Looking at Relocation as a Process

Dr. Nishara highlighted the fact that relocation is a process. It has different stages – before, soon after, sometime after, and long time after. The issue here is that most government authorities focus almost exclusively on the first two stages – before and soon after and neglect the others. That way, they can spend 2-5 years to complete a project, claim that their objectives have been achieved and pull back. Yet, what will happen to those vulnerable households sometime after and a long time after, considering that the project implementors have moved out? What generally happens is that these people go and complain to their respective Pradeshiya Sabha, Urban Council or DS office, which is a considerable burden for these entities. However, although these bodies have a mandate when it comes to Disaster Risk Reduction (DRR), strengthening the capacities of such local government institutions is vital. For example, if you take the Kalutara area, some of the Pradeshiya Sabhas which are vulnerable to floods have already developed very good coping mechanisms. They can thereby successfully cope for the first four or five days in a hazard situation by giving dry rations, moving people into camps etc. Nevertheless, the question as to what happens next remains.

Unfortunately, the answer is that the Government will simply do a damage assessment and release some funds to reconstruct damaged houses, but these people will once again be exposed to landslides or floods.

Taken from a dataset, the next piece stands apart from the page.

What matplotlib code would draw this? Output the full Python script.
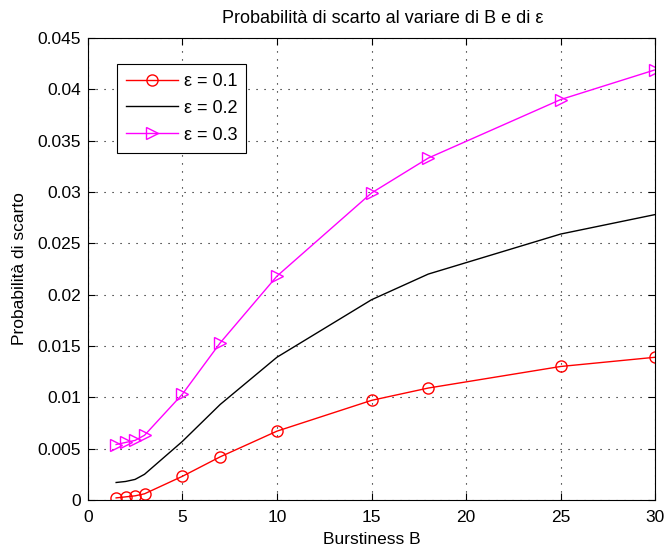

This is why the Government has recently decided to implement relocation as a Disaster Risk Reduction (DRR) strategy. The Climate Resilience Improvement Project II (CRIP II) supported by an international organization is a good example. As part of this project, they have identified a 50 foot stretch of flood prone land to introduce different interventions to protect people from floods, including relocation. However, although these people can be protected from floods, Dr. Nishara warned that if the implementer does not come up with a sustainable relocation policy that identifies relocation as a long-term process then displaced and relocated people will become more vulnerable to poverty and chronic poverty situations. Therefore, he stressed that firstly relocation should be identified as a process; secondly different policies should be introduced to cater to the most vulnerable group since they are the ones who need more time and resources to adopt; and thirdly there should be a mechanism in place to monitor and evaluate their progress for at least 10 years.

 

The Politics of Resettlement

Another major issue with regard to urban resilience in Sri Lanka is the politics of resettlement. Here, Dr. Nishara compared and contrasted the Sahaspura voluntary pilot project and the successful Lunawa relocation project in Colombo, to explain how research findings often fall on deaf ears, where we do not learn from our past experiences. Although planners and implementors often tell him that they try to come up with suitable policies, apparently they invariably change somewhere down the line. Therefore, in Dr. Nishara’s opinion when it comes to building urban resilience, these are the pressing issues that we need to tackle.